Transformational deals

WINNER: Sullivan & Cromwell
Luxury US retailer Tiffany & Co hired the firm to advise on its acquisition by LVMH Moët Hennessy Louis Vuitton, the French luxury group. After the deal was initially agreed in 2019, the lawyers perceived that LVMH might be trying to delay closing, to negotiate a better price. The lawyers spent several months preparing for litigation.

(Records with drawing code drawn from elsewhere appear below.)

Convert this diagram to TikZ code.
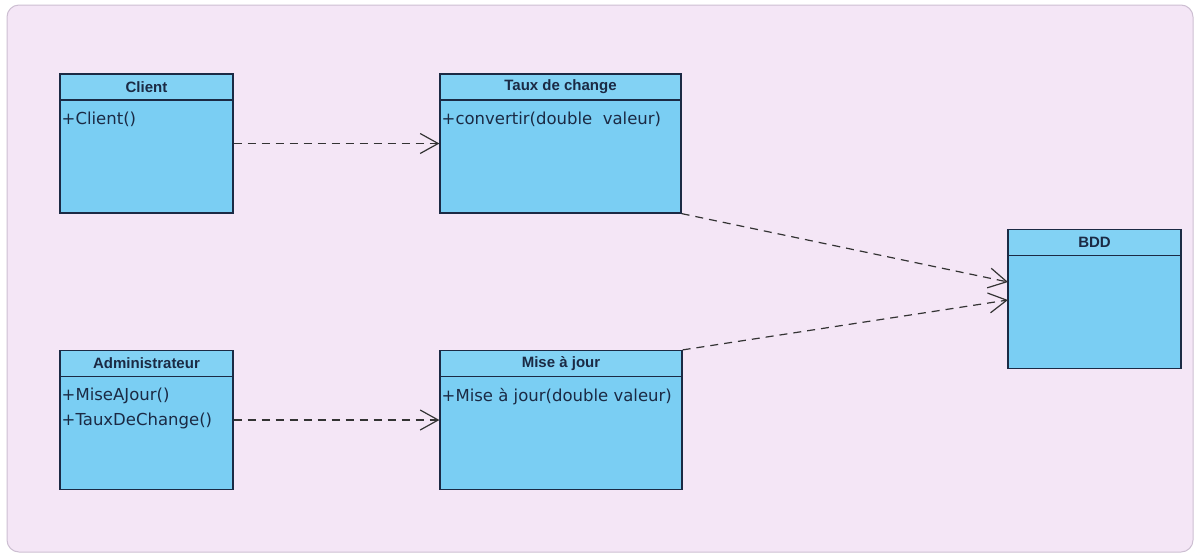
\documentclass[tikz,border=0pt]{standalone}
\usepackage{fontspec}
\setmainfont{Liberation Sans}
\newfontfamily\methodfont{DejaVu Sans}
\usetikzlibrary{arrows.meta,positioning}

\definecolor{bgfill}{HTML}{F4E6F6}
\definecolor{bgline}{HTML}{CDBFD2}
\definecolor{classfill}{HTML}{7ACEF3}
\definecolor{headfill}{HTML}{82D2F4}
\definecolor{classline}{HTML}{1B2A44}

\begin{document}
\begin{tikzpicture}[x=1pt,y=-1pt,
                    dep/.style={-{Straight Barb[length=18pt,width=20pt]},dash pattern=on 8pt off 6pt,
                                line width=1.2pt,draw=black!80},
                    semithick]
  \tikzstyle{classbox}=[draw=classline,fill=classfill,line width=1.2pt,minimum width=173pt,
                        minimum height=139pt,inner sep=0pt]
  \tikzstyle{classhead}=[draw=classline,fill=headfill,line width=1.2pt,minimum height=26pt,
                         inner sep=0pt,font=\fontsize{15}{17}\selectfont\bfseries,text=classline]
  \tikzstyle{methods}=[align=left,inner sep=2pt,font=\methodfont\fontsize{16.5}{25}\selectfont,
                       text=classline]

  \useasboundingbox (0,0) rectangle (1199,555);
  \draw[fill=bgfill,draw=bgline,line width=1pt,rounded corners=12pt] (7,5) rectangle (1193,552);

  % classes
  \node[classbox]                    (client) at (146.5,143.5) {};
  \node[classbox,minimum width=241pt] (taux)  at (560.5,143.5) {};
  \node[classbox]                    (admin)  at (146.5,420)   {};
  \node[classbox,minimum width=242pt] (maj)   at (561,420)     {};
  \node[classbox]                    (bdd)    at (1094.5,299)  {};

  \node[classhead,minimum width=173pt,anchor=north] (clienth) at (client.north) {Client};
  \node[classhead,minimum width=241pt,anchor=north] (tauxh)   at (taux.north)   {Taux de change};
  \node[classhead,minimum width=173pt,anchor=north] (adminh)  at (admin.north)  {Administrateur};
  \node[classhead,minimum width=242pt,anchor=north] (majh)    at (maj.north)    {Mise à jour};
  \node[classhead,minimum width=173pt,anchor=north] (bddh)    at (bdd.north)    {BDD};

  \node[methods,below right=9pt and 0pt of clienth.south west] (clientm) {+Client()};
  \node[methods,below right=9pt and 0pt of tauxh.south west]   (tauxm)   {+convertir(double\ \ valeur)};
  \node[methods,below right=9pt and 0pt of adminh.south west]  (adminm)  {+MiseAJour()\\+TauxDeChange()};
  \node[methods,below right=9pt and 0pt of majh.south west]    (majm)    {+Mise à jour(double valeur)};

  % dependencies
  \coordinate (bddin1) at (1008,282);
  \coordinate (bddin2) at (1008,300);
  \draw[dep] (client.east) -- (taux.west);
  \draw[dep] (admin.east) -- (maj.west);
  \draw[dep] (taux.south east) -- (bddin1);
  \draw[dep] (maj.north east) -- (bddin2);
\end{tikzpicture}
\end{document}
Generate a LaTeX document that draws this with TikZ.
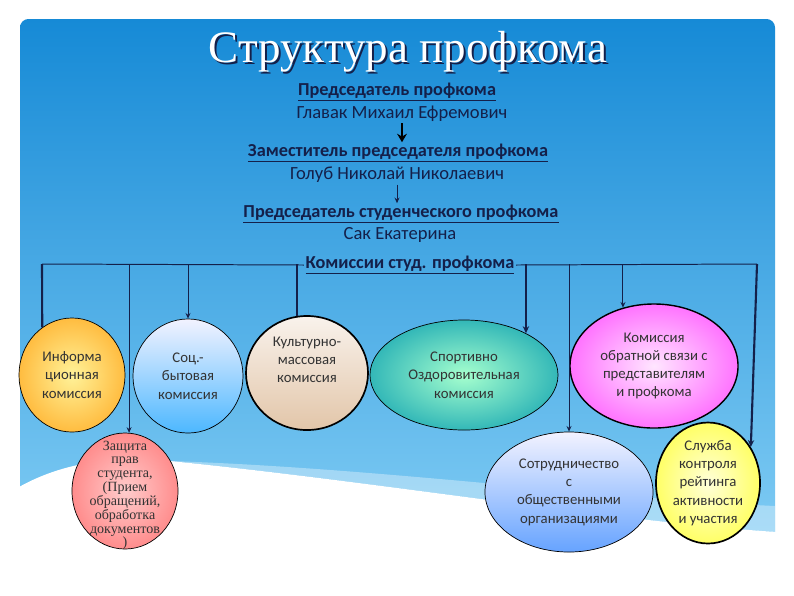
\documentclass[tikz,border=0pt]{standalone}
\usepackage{fontspec}
\setmainfont{Carlito}
\newfontfamily\serifface{Liberation Serif}
\usepackage{tikz}
\usetikzlibrary{shapes.geometric, arrows, arrows.meta, positioning}
\definecolor{navy}{HTML}{14204A}
\definecolor{skytop}{HTML}{168AD6}
\definecolor{skybottom}{HTML}{80CCF4}
\tikzstyle{role} = [font=\fontsize{13}{15}\selectfont\bfseries, text=navy, inner sep=1pt]
\tikzstyle{person} = [font=\fontsize{13.2}{15}\selectfont, text=navy, inner sep=1pt]
\tikzstyle{commission} = [ellipse, draw=black, line width=0.5pt, align=center, inner sep=0pt, font=\fontsize{10.5}{13}\selectfont, text=black!80]
\tikzstyle{bus} = [draw=navy, line width=0.7pt]
\tikzstyle{drop} = [draw=navy, line width=1.5pt]
\tikzstyle{droparrow} = [draw=navy, line width=1.5pt, -{Stealth[length=5pt, width=4.5pt]}]
\tikzstyle{thinarrow} = [draw=navy, line width=0.7pt, -{Stealth[length=4pt, width=3.5pt]}]
\tikzstyle{headarrow} = [draw=black, line width=1.5pt, -{Stealth[length=6pt, width=7pt]}]

\begin{document}
\begin{tikzpicture}[x=0.025cm, y=-0.025cm]
\useasboundingbox (0,0) rectangle (794,595);
% Background
\fill[white] (0,0) rectangle (794,595);
\shade[top color=skytop, bottom color=skybottom, rounded corners=6pt] (20,19) rectangle (775,545);
\fill[white, opacity=0.35] (170,461) .. controls (380,468) and (600,498) .. (775,506) -- (775,532) .. controls (620,522) and (380,482) .. (170,461) -- cycle;
\fill[white] (19,487) .. controls (60,464) and (110,455) .. (170,461) .. controls (380,482) and (620,522) .. (777,532) -- (777,595) -- (19,595) -- cycle;

% Title
\node (titleshadow) [font=\serifface\fontsize{32}{36}\selectfont, text=navy] at (410,54) {Структура профкома};
\node (title) [font=\serifface\fontsize{32}{36}\selectfont, text=white] at (408,52) {Структура профкома};

% Nodes
\node (chair) [role] at (397,92) {\underline{Председатель профкома}};
\node (chairname) [person] at (402,114) {Главак Михаил Ефремович};
\node (deputy) [role] at (398,153) {\underline{Заместитель председателя профкома}};
\node (deputyname) [person] at (397,175) {Голуб Николай Николаевич};
\node (student) [role] at (401,214) {\underline{Председатель студенческого профкома}};
\node (studentname) [person] at (400,235) {Сак Екатерина};
\node (commissions) [role] at (410,265) {\underline{Комиссии студ. профкома}};

\node (info) [commission, minimum width=2.65cm, minimum height=2.85cm, inner color=orange!25!yellow!40, outer color=orange!70!yellow!75] at (72,375) {Информа\\ционная\\комиссия};
\node (social) [commission, minimum width=2.75cm, minimum height=2.85cm, top color=blue!5!white, bottom color=blue!40!cyan!70] at (188,376) {Соц.-\\бытовая\\комиссия};
\node (culture) [commission, line width=1.2pt, minimum width=3.05cm, minimum height=2.85cm, top color=brown!10, bottom color=brown!45] at (307,373) {Культурно-\\массовая\\комиссия\\[6pt]};
\node (sport) [commission, minimum width=4.7cm, minimum height=2.75cm, inner color=cyan!45!green!35, outer color=teal!70!cyan!80] at (464,375) {Спортивно\\Оздоровительная\\комиссия};
\node (feedback) [commission, line width=1pt, minimum width=4.2cm, minimum height=3.1cm, inner color=magenta!10, outer color=magenta!55] at (654,366) {Комиссия\\обратной связи с\\представителям\\и профкома};
\node (rights) [commission, minimum width=2.65cm, minimum height=2.9cm, font=\serifface\fontsize{10}{9.6}\selectfont, inner color=red!20, outer color=red!45] at (125,491) {\smash{\raisebox{-6pt}{\begin{tabular}{@{}c@{}}Защита\\прав\\студента,\\(Прием\\обращений,\\обработка\\документов\\)\end{tabular}}}};
\node (partners) [commission, minimum width=4.2cm, minimum height=3.0cm, top color=blue!5, bottom color=blue!60!cyan!60] at (569,492) {Сотрудничество\\с\\общественными\\организациями};
\node (rating) [commission, line width=1.2pt, minimum width=2.6cm, minimum height=2.75cm, inner color=yellow!15, outer color=yellow!60] at (708,483) {Служба\\контроля\\рейтинга\\активности\\и участия};

\coordinate (busL) at (42,264);
\coordinate (busR) at (757,264);

% Arrows
\draw [headarrow] (chairname.south) -- (chairname.south |- deputy.north);
\draw [thinarrow] (deputyname.south) -- (deputyname.south |- student.north);
\draw [bus] (commissions.west) -- (busL);
\draw [bus] (commissions.east) -- (busR);
\draw [drop] (busL) -- (info.122);
\draw [thinarrow] (rights.86 |- busL) -- (rights.86);
\draw [thinarrow] (social.north |- busL) -- (social.north);
\draw [drop] (culture.100 |- busL) -- (culture.100);
\draw [droparrow] (sport.34 |- busR) -- (sport.34);
\draw [thinarrow] (partners.north |- busR) -- (partners.north);
\draw [thinarrow] (feedback.118 |- busR) -- (feedback.118);
\draw [droparrow] (busR) -- (rating.40);
\end{tikzpicture}
\end{document}
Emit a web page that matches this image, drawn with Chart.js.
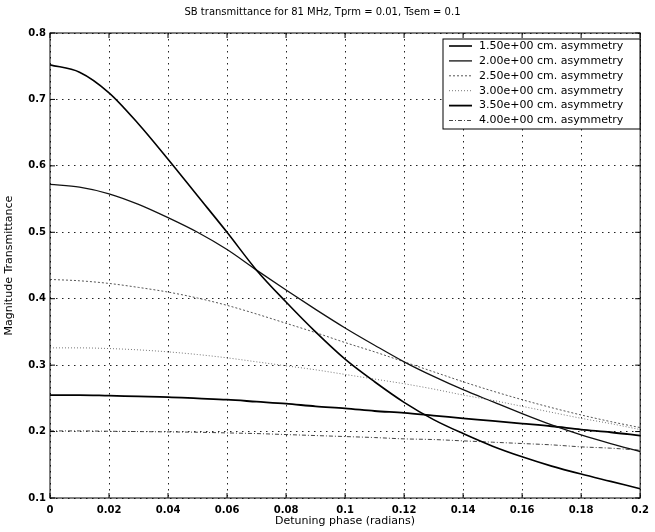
<!DOCTYPE html>
<html>
<head>
<meta charset="utf-8">
<script src="https://cdn.jsdelivr.net/npm/chart.js@4.4.1/dist/chart.umd.min.js"></script>
<style>
  html, body { margin: 0; padding: 0; background: #fff; }
  canvas { display: block; }
</style>
</head>
<body>
<canvas id="sbChart" width="655" height="532"></canvas>
<script>
// --- DATA ---
const phase = [0, 0.01, 0.02, 0.03, 0.04, 0.05, 0.06, 0.07, 0.08, 0.09, 0.1,
               0.11, 0.12, 0.13, 0.14, 0.15, 0.16, 0.17, 0.18, 0.19, 0.2];

const asym150 = [0.752, 0.741, 0.710, 0.663, 0.610, 0.555, 0.500, 0.443, 0.395, 0.350, 0.309,
                 0.275, 0.244, 0.218, 0.197, 0.178, 0.162, 0.148, 0.136, 0.125, 0.114];
const asym200 = [0.572, 0.568, 0.558, 0.542, 0.522, 0.500, 0.474, 0.443, 0.413, 0.384, 0.356,
                 0.330, 0.305, 0.283, 0.263, 0.245, 0.227, 0.210, 0.195, 0.182, 0.170];
const asym250 = [0.429, 0.427, 0.423, 0.417, 0.410, 0.401, 0.390, 0.377, 0.363, 0.349, 0.334,
                 0.320, 0.305, 0.290, 0.275, 0.261, 0.248, 0.236, 0.225, 0.215, 0.206];
const asym300 = [0.326, 0.326, 0.325, 0.323, 0.320, 0.316, 0.311, 0.305, 0.299, 0.293, 0.286,
                 0.279, 0.272, 0.264, 0.255, 0.247, 0.238, 0.229, 0.220, 0.212, 0.203];
const asym350 = [0.255, 0.255, 0.254, 0.253, 0.252, 0.250, 0.248, 0.245, 0.242, 0.238, 0.235,
                 0.231, 0.228, 0.224, 0.220, 0.216, 0.212, 0.208, 0.203, 0.199, 0.194];
const asym400 = [0.201, 0.201, 0.2005, 0.200, 0.1995, 0.199, 0.198, 0.197, 0.1955, 0.194, 0.1925,
                 0.191, 0.189, 0.188, 0.186, 0.184, 0.182, 0.180, 0.177, 0.175, 0.172];

const seriesLabels = [
    '1.50e+00 cm. asymmetry',
    '2.00e+00 cm. asymmetry',
    '2.50e+00 cm. asymmetry',
    '3.00e+00 cm. asymmetry',
    '3.50e+00 cm. asymmetry',
    '4.00e+00 cm. asymmetry'
];

const xTicks = [0, 0.02, 0.04, 0.06, 0.08, 0.1, 0.12, 0.14, 0.16, 0.18, 0.2];
const xTickLabels = ['0', '0.02', '0.04', '0.06', '0.08', '0.1', '0.12', '0.14', '0.16', '0.18', '0.2'];
const yTicks = [0.1, 0.2, 0.3, 0.4, 0.5, 0.6, 0.7, 0.8];
const yTickLabels = ['0.1', '0.2', '0.3', '0.4', '0.5', '0.6', '0.7', '0.8'];

const FONT = "'DejaVu Sans', 'Liberation Sans', Arial, sans-serif";

// --- line looks (printed matlab style) ---
const styles = [
    { color: '#000', width: 1.6, dash: [] },
    { color: '#111', width: 1.3, dash: [] },
    { color: '#555', width: 1, dash: [2, 2] },
    { color: '#777', width: 1, dash: [1, 2] },
    { color: '#000', width: 1.8, dash: [] },
    { color: '#444', width: 1, dash: [4, 2, 1, 2] }
];

const seriesData = [asym150, asym200, asym250, asym300, asym350, asym400];

function toPoints(values) {
    return phase.map((p, i) => ({ x: p, y: values[i] }));
}

// --- frame, inward ticks and boxed legend ---
const matlabFrame = {
    id: 'matlabFrame',
    afterDatasetsDraw(chart) {
        const { ctx, chartArea: a, scales: { x, y } } = chart;
        ctx.save();
        ctx.strokeStyle = '#000';
        ctx.lineWidth = 1;
        ctx.setLineDash([]);
        ctx.strokeRect(a.left, a.top, a.right - a.left, a.bottom - a.top);
        ctx.beginPath();
        xTicks.forEach(v => {
            const px = x.getPixelForValue(v);
            ctx.moveTo(px, a.bottom); ctx.lineTo(px, a.bottom - 5);
            ctx.moveTo(px, a.top); ctx.lineTo(px, a.top + 5);
        });
        yTicks.forEach(v => {
            const py = y.getPixelForValue(v);
            ctx.moveTo(a.left, py); ctx.lineTo(a.left + 5, py);
            ctx.moveTo(a.right, py); ctx.lineTo(a.right - 5, py);
        });
        ctx.stroke();
        ctx.restore();
    },
    afterDraw(chart) {
        const ctx = chart.ctx;
        const box = { left: 443, top: 39, width: 197, height: 90 };
        ctx.save();
        ctx.fillStyle = '#fff';
        ctx.fillRect(box.left, box.top, box.width, box.height);
        ctx.strokeStyle = '#000';
        ctx.lineWidth = 1;
        ctx.strokeRect(box.left, box.top, box.width, box.height);
        ctx.font = '11px ' + FONT;
        ctx.textBaseline = 'middle';
        ctx.textAlign = 'left';
        chart.data.datasets.forEach((ds, i) => {
            const cy = box.top + 7 + i * 14.9;
            ctx.beginPath();
            ctx.strokeStyle = ds.borderColor;
            ctx.lineWidth = ds.borderWidth;
            ctx.setLineDash(ds.borderDash);
            ctx.moveTo(box.left + 6, cy);
            ctx.lineTo(box.left + 29, cy);
            ctx.stroke();
            ctx.setLineDash([]);
            ctx.fillStyle = '#000';
            ctx.fillText(ds.label, box.left + 36, cy);
        });
        ctx.restore();
    }
};

const ctx = document.getElementById('sbChart').getContext('2d');

new Chart(ctx, {
    type: 'line',
    data: {
        datasets: seriesData.map((vals, i) => ({
            label: seriesLabels[i],
            data: toPoints(vals),
            borderColor: styles[i].color,
            borderWidth: styles[i].width,
            borderDash: styles[i].dash,
            pointRadius: 0,
            fill: false,
            cubicInterpolationMode: 'monotone'
        }))
    },
    options: {
        responsive: false,
        animation: false,
        layout: { padding: { left: 0, right: 10, top: 0, bottom: 0 } },
        plugins: {
            legend: { display: false },
            tooltip: { enabled: false },
            title: {
                display: true,
                text: 'SB transmittance for 81 MHz, Tprm = 0.01, Tsem = 0.1',
                color: '#000',
                font: { family: FONT, size: 10, weight: 'normal' },
                padding: { top: 6, bottom: 15 }
            }
        },
        scales: {
            x: {
                type: 'linear',
                min: 0,
                max: 0.2,
                afterBuildTicks: s => { s.ticks = xTicks.map(v => ({ value: v })); },
                afterFit: s => { s.height = 34; },
                ticks: {
                    color: '#000',
                    padding: 6,
                    maxRotation: 0,
                    autoSkip: false,
                    font: { family: FONT, size: 10, weight: 'bold' },
                    callback: (v, i) => xTickLabels[i]
                },
                grid: { color: '#222', lineWidth: 1, drawTicks: false },
                border: { display: false, dash: [1.5, 4.5] },
                title: {
                    display: true,
                    text: 'Detuning phase (radians)',
                    color: '#000',
                    font: { family: FONT, size: 11 },
                    padding: { top: 0, bottom: 4 }
                }
            },
            y: {
                min: 0.1,
                max: 0.8,
                afterBuildTicks: s => { s.ticks = yTicks.map(v => ({ value: v })); },
                afterFit: s => { s.width = 50; },
                ticks: {
                    color: '#000',
                    padding: 4,
                    autoSkip: false,
                    font: { family: FONT, size: 10, weight: 'bold' },
                    callback: (v, i) => yTickLabels[i]
                },
                grid: { color: '#222', lineWidth: 1, drawTicks: false },
                border: { display: false, dash: [1.5, 4.5] },
                title: {
                    display: true,
                    text: 'Magnitude Transmittance',
                    color: '#000',
                    font: { family: FONT, size: 11 },
                    padding: { top: 3, bottom: 0 }
                }
            }
        }
    },
    plugins: [matlabFrame]
});
</script>
</body>
</html>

When LVMH claimed in September 2020 that the French government had instructed that the deal be put off until the new year, the law firm was able to respond by filing a complaint with the court in Delaware. The lawyers’ preparedness helped Tiffany close the deal for $131.50 per share, which was down from the originally agreed price of $135 but substantially higher than LVMH’s proposed $120.


Kirkland & Ellis
In June 2020, the firm represented food-delivery service Grubhub in its acquisition by rival Just Eat Takeaway.com. To manage the business uncertainty at the time, in the middle of the Covid-19 pandemic, the deal terms included a tiered approach to risk allocation, in which Grubhub was able to make some business decisions without approval, whereas others required consent from Just Eat. The approach has since been used by the firm as a template for other deals. The $7.3bn transaction closed in June and created one of the largest food-delivery services globally.


Morrison & Foerster
The firm advises leading tech companies that are entering uncharted territory in legal risk. Bringing together a multidisciplinary team of experts in intellectual property, corporate law, data privacy, regulatory and competition law, the firm has advised clients on several significant transactions. These include cloud software company Salesforce’s $27bn acquisition of workplace communications app Slack, and SoftBank’s sale of chip-design business Arm to US software company Nvidia.


Paul, Weiss, Rifkind, Wharton & Garrison
The firm represented PRA Health Sciences — a US-based organisation to which life sciences companies outsource research — when it was acquired by Irish competitor ICON. The lawyers secured terms that ensured ICON could not claim “material adverse effects” of the Covid-19 pandemic on PRA’s business as a reason to not complete the deal. This type of company is a relatively new phenomenon and the acquisition presented novel antitrust questions on top of the complexities of a cross-border transaction.


Ropes & Gray
Led by partner Hannah England, the firm advises on collaboration deals between leading pharmaceutical companies and smaller biotechnology businesses. Unlike acquisitions, in which a Big Pharma company might bring a biotech business’s research in-house, these joint ventures are designed to facilitate continuing collaborations that enable more innovation. This way, the lawyers can think less adversarially and adopt a longer-term view.

The firm worked on seven of the 15 biggest deals of this kind in 2020, including a $3bn agreement between biotech company Shape Therapeutics and pharmaceutical group Roche on a treatment for neurodegenerative diseases.